Dipilihnya rumah Laksamana Maeda untuk merumuskan proklamasi ketika itu Ahmad Soebardjo menjemput Soekarno-Hatta dari Rengasdengklok ke Jakarta. Mereka behenti di rumah Laksamana Maeda yang dianggap aman untuk Soekarno-Hatta berada karena memiliki hak imunitas terhadap Angkatan Darat Jepang.
Namun, usai Indonesia berhasil memerdekakan diri dari Jepang kisah manis bangsa ini bertolak belakang dengan kehidupan Laksamana Maeda. Jepang harus angkat kaki dari Republik Indonesia yang sudah merdeka.
Saat itulah karir politik dan militer Laksamana Maeda hancur. Laksamana Maeda selepas kemerdekaan Indonesia ditangkap oleh sekutu dan dimasukkan ke penjara sampai tahun 1947. Laksamana Maeda dianggap sebagai pengkhianat oleh Jepang karena membantu persiapan kemerdekaan Indonesia yang sewaktu itu berada di bawah kekuasaan negara matahari terbit.

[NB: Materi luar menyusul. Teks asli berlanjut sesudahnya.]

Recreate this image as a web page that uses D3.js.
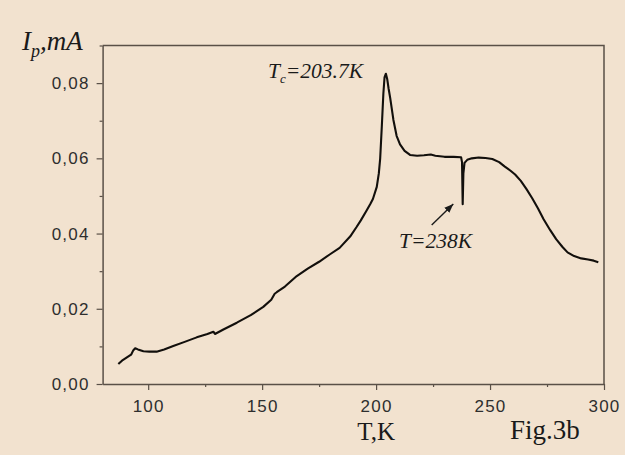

Ketika pulang ke Jepang, Laksamana Maeda disidang oleh Makamah Militer tetapi dibebaskan sebab dinyatakan tidak bersalah. Selapas itu, ia memilih untuk memundurkan diri dari dunia politik dan militer. Laksamana Maeda melanjutkan hidup sebagai warga Jepang biasa.